Begint er na het sloopbeleid van Balkenende/Zalm een nieuwe liberale wind te waaien, waarbij de rol van de staat en het primaat van de economie wordt geherdefinieerd? Je zou het haast gaan denken. Er is de laatste tijd ook opvallend veel aandacht voor de Engelse econoom Richard Layard die in zijn vorig jaar verschenen boek Happiness om nieuwe economische en bestuurlijke strategieën vraagt om de samenleving geluk te brengen: ”Onze samenleving moet zich niet richten op dynamische efficiëntie, maar op het streven naar geluk. Doel van de politiek moet zijn om de wereld voor zijn burgers tot een vriendelijker oord te maken, niet tot een stormbaan.'' Layard zet zich af tegen de rat-race waar we ons volgens de opvattingen van de Zalmen en Brinkhorsten, maar ook volgens de quasi-progressieve mensen van het zichzelf tot voorhoede bestempelde debatingclubje Lux Voor (“geen verzorgingsstaat maar een ontplooiingsstaat”) in moeten storten om te kunnen blijven concurreren met China en India met als rendement: stress, burn-outs en depressies. Kortom: het neoliberale ongeluk.

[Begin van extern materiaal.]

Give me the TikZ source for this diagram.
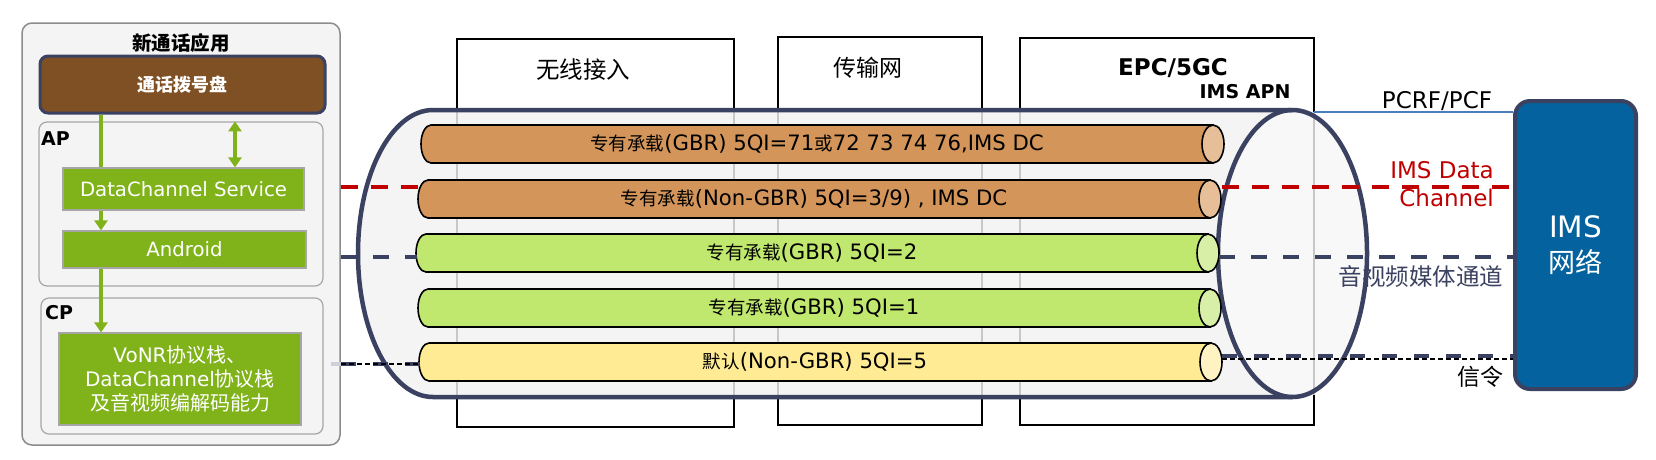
\documentclass[tikz,border=0pt]{standalone}
\usepackage{fontspec}
\setmainfont{DejaVu Sans}
\newfontfamily\cjk{Noto Sans CJK SC}
\usetikzlibrary{arrows.meta}
\definecolor{cNavy}{HTML}{3B4160}
\definecolor{cRed}{HTML}{C00000}
\definecolor{cGreen}{HTML}{80B219}
\definecolor{cBrown}{HTML}{7F5024}
\definecolor{cOrange}{HTML}{D3955A}
\definecolor{cOrangeCap}{HTML}{E6BE98}
\definecolor{cLime}{HTML}{C1E86E}
\definecolor{cLimeCap}{HTML}{D8EFA8}
\definecolor{cYellow}{HTML}{FFEB94}
\definecolor{cYellowCap}{HTML}{FFF3C4}
\definecolor{cIMS}{HTML}{04639E}
\definecolor{cBlueLine}{HTML}{4A7EBB}
\definecolor{cPanel}{HTML}{F4F4F4}
\definecolor{cPanelBorder}{HTML}{8C8C8C}
\definecolor{cSubBorder}{HTML}{A6A6A6}
\definecolor{cColIn}{HTML}{C8C8C8}
\newcommand\zh[1]{{\cjk #1}}
\newcommand\zs[1]{{\cjk\fontsize{18.5}{20}\selectfont #1}}
\newcommand\tube[7]{%
  \path[draw=black, line width=1.6pt, fill=#5] (#4,#2-19) -- (#3+10,#2-19)
    arc[start angle=270, end angle=90, x radius=10, y radius=19] -- (#4,#2+19) -- cycle;
  \path[draw=black, line width=1.6pt, fill=#6] (#4,#2) ellipse[x radius=11, y radius=19];
  \coordinate (#1-w) at (#3,#2);
  \coordinate (#1-e) at (#4+11,#2);
  \node[tubetext] (#1) at ({(#3+#4)/2},#2) {#7};
}
\begin{document}
\begin{tikzpicture}[x=1pt,y=-1pt,
  panel/.style={draw=cPanelBorder, line width=1.5pt, fill=cPanel, rounded corners=10pt, inner sep=0},
  subpanel/.style={draw=cSubBorder, line width=1.2pt, fill=cPanel, rounded corners=8pt, inner sep=0},
  gbox/.style={draw=cSubBorder, line width=1.2pt, fill=cGreen, text=white, inner sep=0, font=\fontsize{19.7}{24}\selectfont},
  lbl/.style={font=\bfseries\fontsize{19}{22}\selectfont, inner sep=0},
  colbox/.style={draw=black, line width=1.2pt, fill=white, inner sep=0},
  tubetext/.style={font=\fontsize{21.2}{24}\selectfont, inner sep=0},
  garrow/.style={draw=cGreen, line width=4pt},
  gtip/.style={-{Triangle[width=13pt,length=10pt]}},
  pipeborder/.style={draw=cNavy, line width=4.5pt},
  reddash/.style={draw=cRed, line width=4pt, dash pattern=on 17pt off 13pt},
  navydash/.style={draw=cNavy, line width=4pt, dash pattern=on 16pt off 16pt},
  sigthick/.style={draw=cNavy, line width=4pt, dash pattern=on 15pt off 17pt},
  sigthin/.style={draw=black, line width=1.5pt, dash pattern=on 5pt off 3pt},
]
\useasboundingbox (0,0) rectangle (1656,459);

% ---------------- left panel ----------------
\node[panel, minimum width=318pt, minimum height=422pt] (app) at (181,234) {};
\node[inner sep=0, font={\cjk\bfseries\fontsize{19.5}{22}\selectfont}] (apptitle) at (181,43) {新通话应用};
\node[draw=cNavy, line width=3pt, fill=cBrown, rounded corners=8pt, minimum width=285pt, minimum height=57pt,
      text=white, inner sep=0, font={\cjk\bfseries\fontsize{18}{22}\selectfont}] (dial) at (182.5,84.5) {通话拨号盘};
\node[subpanel, minimum width=284pt, minimum height=164pt] (ap) at (181,204) {};
\node[lbl, anchor=west] (aplbl) at (41,139) {AP};
\node[gbox, minimum width=241pt, minimum height=42pt] (dcs) at (183.5,189) {DataChannel Service};
\node[gbox, minimum width=243pt, minimum height=37pt] (andr) at (184.5,249.5) {Android};
\node[subpanel, minimum width=282pt, minimum height=136pt] (cp) at (182,366) {};
\node[lbl, anchor=west] (cplbl) at (45,313) {CP};
\node[gbox, minimum width=242pt, minimum height=92pt, align=center,
      font=\fontsize{20}{24}\selectfont] (vonr) at (180,379)
      {VoNR\zh{协议栈、}\\DataChannel\zh{协议栈}\\\zh{及音视频编解码能力}};

\coordinate (ax) at (101,0);
\coordinate (bx) at (235,0);
\draw[garrow] (dial.south -| ax) -- (dcs.north -| ax);
\draw[garrow, gtip] (dcs.south -| ax) -- (andr.north -| ax);
\draw[garrow, gtip] (andr.south -| ax) -- (vonr.north -| ax);
\draw[garrow, {Triangle[width=13pt,length=10pt]}-{Triangle[width=13pt,length=10pt]}] (ap.north -| bx) -- (dcs.north -| bx);

% ---------------- columns ----------------
\node[colbox, minimum width=277pt, minimum height=388pt] (col1) at (595.5,233) {};
\node[colbox, minimum width=204pt, minimum height=388pt] (col2) at (880,231) {};
\node[colbox, minimum width=294pt, minimum height=387pt] (col3) at (1167,231.5) {};
\node[inner sep=0, font={\cjk\fontsize{23.5}{26}\selectfont}] (col1t) at (583,70) {无线接入};
\node[inner sep=0, font={\cjk\fontsize{23}{26}\selectfont}] (col2t) at (868,68) {传输网};
\node[inner sep=0, font=\bfseries\fontsize{23}{26}\selectfont] (col3t) at (1173,68) {EPC/5GC};
\node[inner sep=0, font=\bfseries\fontsize{19}{22}\selectfont] (apn) at (1245,92) {IMS APN};

% ---------------- big pipe ----------------
\fill[cPanel] (1292,110) -- (433,110) arc[start angle=270, end angle=90, x radius=75, y radius=143.5] -- (1292,397) -- cycle;
\fill[cPanel!60!white] (1292.5,253.5) ellipse[x radius=74.5, y radius=143.5];
\foreach \xx in {457,734,778,982,1020,1314}
  \draw[cColIn, line width=1.2pt] (\xx,112) -- (\xx,395);
\draw[pipeborder] (1292,110) -- (433,110) arc[start angle=270, end angle=90, x radius=75, y radius=143.5] -- (1292,397);
\draw[pipeborder] (1292.5,253.5) ellipse[x radius=74.5, y radius=143.5];

% ---------------- bearers ----------------
\tube{t1}{144}{421}{1213}{cOrange}{cOrangeCap}{\zs{专有承载}(GBR) 5QI=71\zs{或}72 73 74 76,IMS DC}
\tube{t2}{199}{418}{1210}{cOrange}{cOrangeCap}{\zs{专有承载}(Non-GBR) 5QI=3/9) , IMS DC}
\tube{t3}{253}{416}{1208}{cLime}{cLimeCap}{\zs{专有承载}(GBR) 5QI=2}
\tube{t4}{308}{418}{1210}{cLime}{cLimeCap}{\zs{专有承载}(GBR) 5QI=1}
\tube{t5}{362}{419}{1211}{cYellow}{cYellowCap}{\zs{默认}(Non-GBR) 5QI=5}

% ---------------- IMS network ----------------
\node[draw=cNavy, line width=4pt, fill=cIMS, rounded corners=15pt, minimum width=121pt, minimum height=288pt,
      text=white, align=center, inner sep=0, font=\fontsize{29.5}{35}\selectfont] (ims) at (1575.5,245)
      {IMS\\{\cjk\fontsize{27}{35}\selectfont 网络}};

% ---------------- connectors ----------------
\coordinate (pc) at (1314,112);
\draw[cBlueLine, line width=1.2pt] (pc) -- (ims.west |- pc);

\coordinate (rdL) at (420,187);
\coordinate (rdR) at (1222,187);
\draw[reddash] (app.east |- rdL) -- (rdL);
\draw[reddash] (rdR) -- (ims.west |- rdR);

\coordinate (avL) at (417,257);
\coordinate (avR) at (1219,257);
\draw[navydash] (app.east |- avL) -- (avL);
\draw[navydash] (avR) -- (ims.west |- avR);

\coordinate (sgL) at (420,364);
\coordinate (sgLs) at (331,364);
\coordinate (sgR) at (1222,356);
\coordinate (sgRt) at (1222,359);
\draw[cNavy!25, line width=4pt] (sgLs) -- (app.east |- sgL);
\draw[sigthick] (app.east |- sgL) -- (sgL);
\draw[sigthin] (app.east |- sgL) -- (sgL);
\draw[sigthick] (sgR) -- (ims.west |- sgR);
\draw[sigthin] (sgRt) -- (ims.west |- sgRt);

% ---------------- labels ----------------
\node[inner sep=0, font=\fontsize{23}{26}\selectfont] (pcrf) at (1437,101) {PCRF/PCF};
\node[inner sep=0, anchor=east, align=right, text=cRed, font=\fontsize{23}{28}\selectfont] (imsdc) at (1494,184) {IMS Data\\Channel};
\node[inner sep=0, text=cNavy, font={\cjk\fontsize{23.5}{26}\selectfont}] (avlbl) at (1421,277) {音视频媒体通道};
\node[inner sep=0, font={\cjk\fontsize{23}{26}\selectfont}] (siglbl) at (1480,377) {信令};
\end{tikzpicture}
\end{document}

En zo werden de Franse stakingen en protesten tegen de nieuwe, flexibele arbeidswetgeving door critici afgeserveerd als conservatief en achterhaald. Dat de gemiddelde burger echter niet op die rat-race zit te wachten bleek de afgelopen tijd onder andere uit onderzoek van het Sociaal Cultureel Planbureau, waaruit bleek dat een meerderheid liever de voorkeur geeft aan een solidaire samenleving.

In VVD-kringen breekt dit inzicht kennelijk ook  hier en daar door, al of niet als reactie op de reactionaire retoriek die nu rond hun lijsttrekkersdebat opborrelt. Op de Nederlandse linkervleugel moet het debat daarom ook eens harder worden gevoerd om ook GroenLinks en de PvdA daarvan te overtuigen dat het neoliberalisme niet de zaligmakende richting is en dat het beleid om moet.